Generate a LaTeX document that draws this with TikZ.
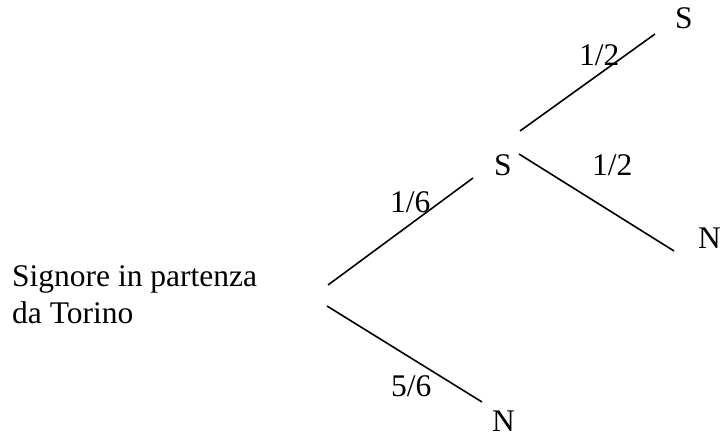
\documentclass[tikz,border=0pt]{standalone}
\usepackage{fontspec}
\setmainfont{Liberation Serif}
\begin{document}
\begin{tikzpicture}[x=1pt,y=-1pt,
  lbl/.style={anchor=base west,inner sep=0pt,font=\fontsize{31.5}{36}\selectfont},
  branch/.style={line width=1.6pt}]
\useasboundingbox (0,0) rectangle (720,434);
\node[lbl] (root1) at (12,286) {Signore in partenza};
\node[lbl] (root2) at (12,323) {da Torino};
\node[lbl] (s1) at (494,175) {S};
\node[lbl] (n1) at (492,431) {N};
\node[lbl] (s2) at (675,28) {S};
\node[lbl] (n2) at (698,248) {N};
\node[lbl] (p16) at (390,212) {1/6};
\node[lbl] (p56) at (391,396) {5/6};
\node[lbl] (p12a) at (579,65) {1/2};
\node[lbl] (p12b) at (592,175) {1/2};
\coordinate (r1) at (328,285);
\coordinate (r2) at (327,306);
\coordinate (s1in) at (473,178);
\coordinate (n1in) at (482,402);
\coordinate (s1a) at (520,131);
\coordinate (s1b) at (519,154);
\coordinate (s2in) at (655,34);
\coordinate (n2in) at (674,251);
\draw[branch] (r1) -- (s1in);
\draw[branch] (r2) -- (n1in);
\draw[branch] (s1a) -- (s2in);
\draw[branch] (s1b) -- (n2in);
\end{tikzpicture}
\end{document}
==
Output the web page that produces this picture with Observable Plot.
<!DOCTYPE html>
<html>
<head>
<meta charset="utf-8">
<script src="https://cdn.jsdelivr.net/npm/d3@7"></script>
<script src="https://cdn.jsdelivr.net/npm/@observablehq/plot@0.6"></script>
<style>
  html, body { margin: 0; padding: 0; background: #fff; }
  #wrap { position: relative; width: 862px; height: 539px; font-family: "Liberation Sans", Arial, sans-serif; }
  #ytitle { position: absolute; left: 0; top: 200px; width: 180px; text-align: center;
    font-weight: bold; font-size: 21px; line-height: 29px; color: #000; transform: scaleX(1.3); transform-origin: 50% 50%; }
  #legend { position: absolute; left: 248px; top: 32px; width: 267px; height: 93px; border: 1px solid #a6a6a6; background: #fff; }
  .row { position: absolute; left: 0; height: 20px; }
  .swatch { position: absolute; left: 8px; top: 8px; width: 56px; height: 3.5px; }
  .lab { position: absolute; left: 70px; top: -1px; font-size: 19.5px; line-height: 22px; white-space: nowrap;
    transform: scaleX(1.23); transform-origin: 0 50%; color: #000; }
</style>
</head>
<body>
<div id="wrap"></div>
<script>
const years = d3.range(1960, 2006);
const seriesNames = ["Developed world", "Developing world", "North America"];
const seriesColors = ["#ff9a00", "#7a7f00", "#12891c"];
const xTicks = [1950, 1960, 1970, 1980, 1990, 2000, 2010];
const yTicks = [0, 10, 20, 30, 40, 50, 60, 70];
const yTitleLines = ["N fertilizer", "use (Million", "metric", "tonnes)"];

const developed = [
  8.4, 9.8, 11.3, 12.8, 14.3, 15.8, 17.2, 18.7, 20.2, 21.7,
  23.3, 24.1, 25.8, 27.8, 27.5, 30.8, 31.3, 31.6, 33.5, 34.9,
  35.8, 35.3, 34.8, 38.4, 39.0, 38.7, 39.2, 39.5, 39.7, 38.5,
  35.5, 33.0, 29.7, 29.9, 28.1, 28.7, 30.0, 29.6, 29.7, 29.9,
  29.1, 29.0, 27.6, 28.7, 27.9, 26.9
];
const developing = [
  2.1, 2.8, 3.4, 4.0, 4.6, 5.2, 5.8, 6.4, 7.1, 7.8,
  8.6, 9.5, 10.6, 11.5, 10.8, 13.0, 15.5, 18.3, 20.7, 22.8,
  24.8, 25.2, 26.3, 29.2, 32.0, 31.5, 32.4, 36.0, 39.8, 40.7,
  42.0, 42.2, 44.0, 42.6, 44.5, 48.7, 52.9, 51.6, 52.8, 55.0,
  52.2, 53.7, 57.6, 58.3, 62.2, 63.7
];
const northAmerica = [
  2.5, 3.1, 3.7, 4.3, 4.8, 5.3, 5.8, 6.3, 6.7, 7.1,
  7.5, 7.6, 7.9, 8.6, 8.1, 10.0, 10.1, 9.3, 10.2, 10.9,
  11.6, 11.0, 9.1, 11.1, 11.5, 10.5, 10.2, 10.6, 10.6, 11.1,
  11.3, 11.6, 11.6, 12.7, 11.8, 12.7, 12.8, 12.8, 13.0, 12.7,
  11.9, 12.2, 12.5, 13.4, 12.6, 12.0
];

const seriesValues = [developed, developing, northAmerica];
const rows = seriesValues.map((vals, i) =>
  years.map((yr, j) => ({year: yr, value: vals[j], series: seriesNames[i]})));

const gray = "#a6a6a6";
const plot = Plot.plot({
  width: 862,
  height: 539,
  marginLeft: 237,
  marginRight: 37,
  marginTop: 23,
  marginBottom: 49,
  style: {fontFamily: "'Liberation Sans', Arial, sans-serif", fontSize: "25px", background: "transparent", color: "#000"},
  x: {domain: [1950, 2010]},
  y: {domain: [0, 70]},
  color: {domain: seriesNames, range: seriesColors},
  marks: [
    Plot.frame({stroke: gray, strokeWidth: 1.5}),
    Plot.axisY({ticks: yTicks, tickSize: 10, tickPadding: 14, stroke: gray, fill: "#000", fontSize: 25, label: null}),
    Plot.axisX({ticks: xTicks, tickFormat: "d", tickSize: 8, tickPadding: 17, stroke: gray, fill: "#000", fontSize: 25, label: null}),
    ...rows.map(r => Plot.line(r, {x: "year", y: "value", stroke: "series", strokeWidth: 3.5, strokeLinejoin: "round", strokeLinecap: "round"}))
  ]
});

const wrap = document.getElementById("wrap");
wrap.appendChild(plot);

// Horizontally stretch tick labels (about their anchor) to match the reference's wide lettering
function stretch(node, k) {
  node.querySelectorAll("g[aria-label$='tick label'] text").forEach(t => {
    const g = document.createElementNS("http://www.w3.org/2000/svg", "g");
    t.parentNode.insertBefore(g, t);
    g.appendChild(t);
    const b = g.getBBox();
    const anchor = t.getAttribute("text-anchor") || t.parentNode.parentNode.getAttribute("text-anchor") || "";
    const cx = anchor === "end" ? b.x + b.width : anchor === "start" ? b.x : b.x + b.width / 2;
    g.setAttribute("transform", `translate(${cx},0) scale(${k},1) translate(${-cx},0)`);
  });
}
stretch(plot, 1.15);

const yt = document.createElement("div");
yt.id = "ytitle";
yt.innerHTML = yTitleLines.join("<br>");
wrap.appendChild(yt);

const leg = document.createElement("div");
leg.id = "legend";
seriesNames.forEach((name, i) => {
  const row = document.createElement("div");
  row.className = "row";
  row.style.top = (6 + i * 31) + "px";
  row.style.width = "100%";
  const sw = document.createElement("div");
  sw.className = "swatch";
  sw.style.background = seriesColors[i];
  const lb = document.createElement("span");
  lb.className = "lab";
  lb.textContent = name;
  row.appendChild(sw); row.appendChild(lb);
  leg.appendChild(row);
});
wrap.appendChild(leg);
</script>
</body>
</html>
...
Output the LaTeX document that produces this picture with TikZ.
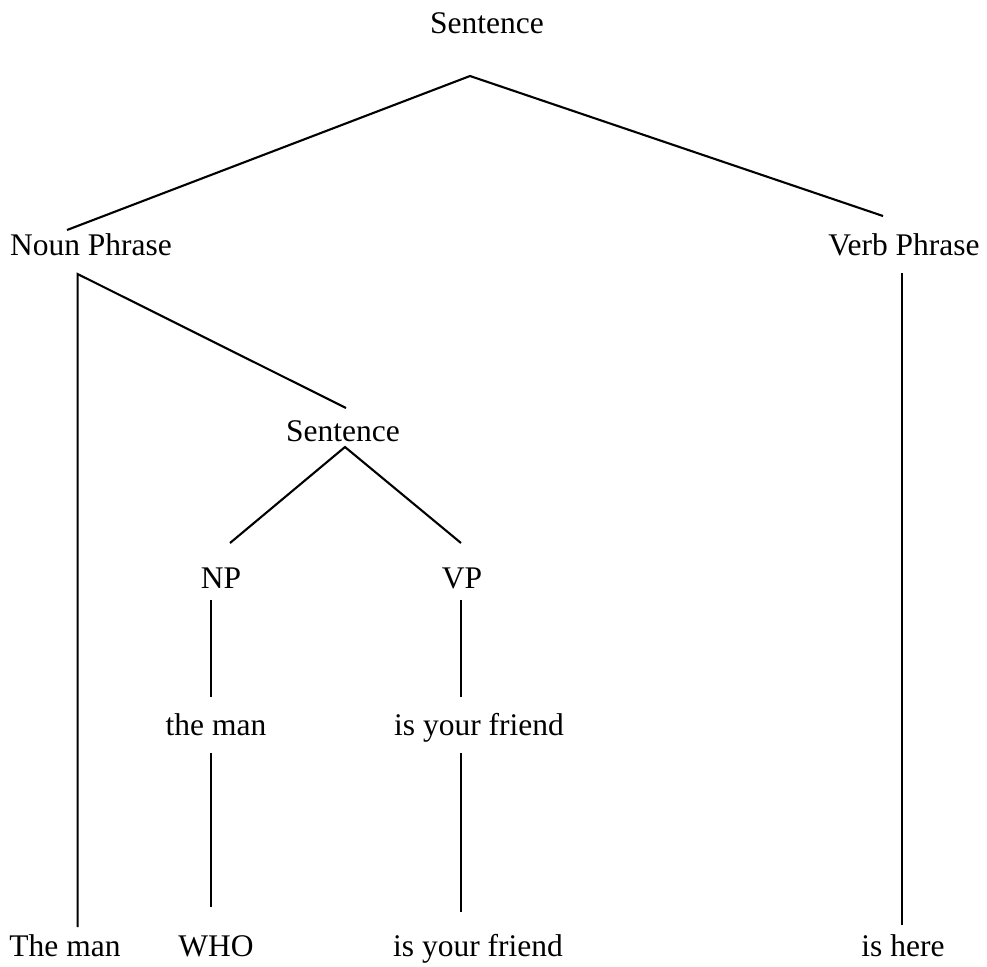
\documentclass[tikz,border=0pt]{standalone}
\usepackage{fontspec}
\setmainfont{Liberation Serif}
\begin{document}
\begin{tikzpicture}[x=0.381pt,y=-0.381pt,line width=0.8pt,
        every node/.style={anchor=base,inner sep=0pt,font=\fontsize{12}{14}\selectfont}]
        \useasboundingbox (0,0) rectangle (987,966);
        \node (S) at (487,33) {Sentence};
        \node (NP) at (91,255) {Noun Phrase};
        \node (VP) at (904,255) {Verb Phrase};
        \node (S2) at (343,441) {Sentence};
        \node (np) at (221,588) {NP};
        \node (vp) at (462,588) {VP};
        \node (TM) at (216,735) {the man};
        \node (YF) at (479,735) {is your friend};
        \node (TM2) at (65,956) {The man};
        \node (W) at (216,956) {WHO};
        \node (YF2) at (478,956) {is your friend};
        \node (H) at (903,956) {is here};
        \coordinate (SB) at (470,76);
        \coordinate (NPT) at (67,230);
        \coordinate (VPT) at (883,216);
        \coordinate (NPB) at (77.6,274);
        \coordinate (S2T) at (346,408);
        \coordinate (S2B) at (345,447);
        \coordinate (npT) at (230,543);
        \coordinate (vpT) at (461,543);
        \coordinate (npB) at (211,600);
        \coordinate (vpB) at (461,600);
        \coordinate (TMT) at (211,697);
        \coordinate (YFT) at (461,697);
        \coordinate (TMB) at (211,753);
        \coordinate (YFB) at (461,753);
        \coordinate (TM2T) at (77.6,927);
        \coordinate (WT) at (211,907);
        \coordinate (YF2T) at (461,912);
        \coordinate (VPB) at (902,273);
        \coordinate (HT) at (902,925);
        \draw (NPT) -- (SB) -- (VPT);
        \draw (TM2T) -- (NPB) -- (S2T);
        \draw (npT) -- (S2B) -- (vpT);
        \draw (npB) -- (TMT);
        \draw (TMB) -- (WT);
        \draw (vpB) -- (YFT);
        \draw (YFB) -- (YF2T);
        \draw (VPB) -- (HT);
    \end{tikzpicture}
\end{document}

### THE REQUEST
Pick out each line containing the string "that" and copy it.

### REPLY TO THE TASK
Generate a LaTeX document that draws this with TikZ.
Output the web page that produces this picture with Observable Plot.
Output the LaTeX document that produces this picture with TikZ.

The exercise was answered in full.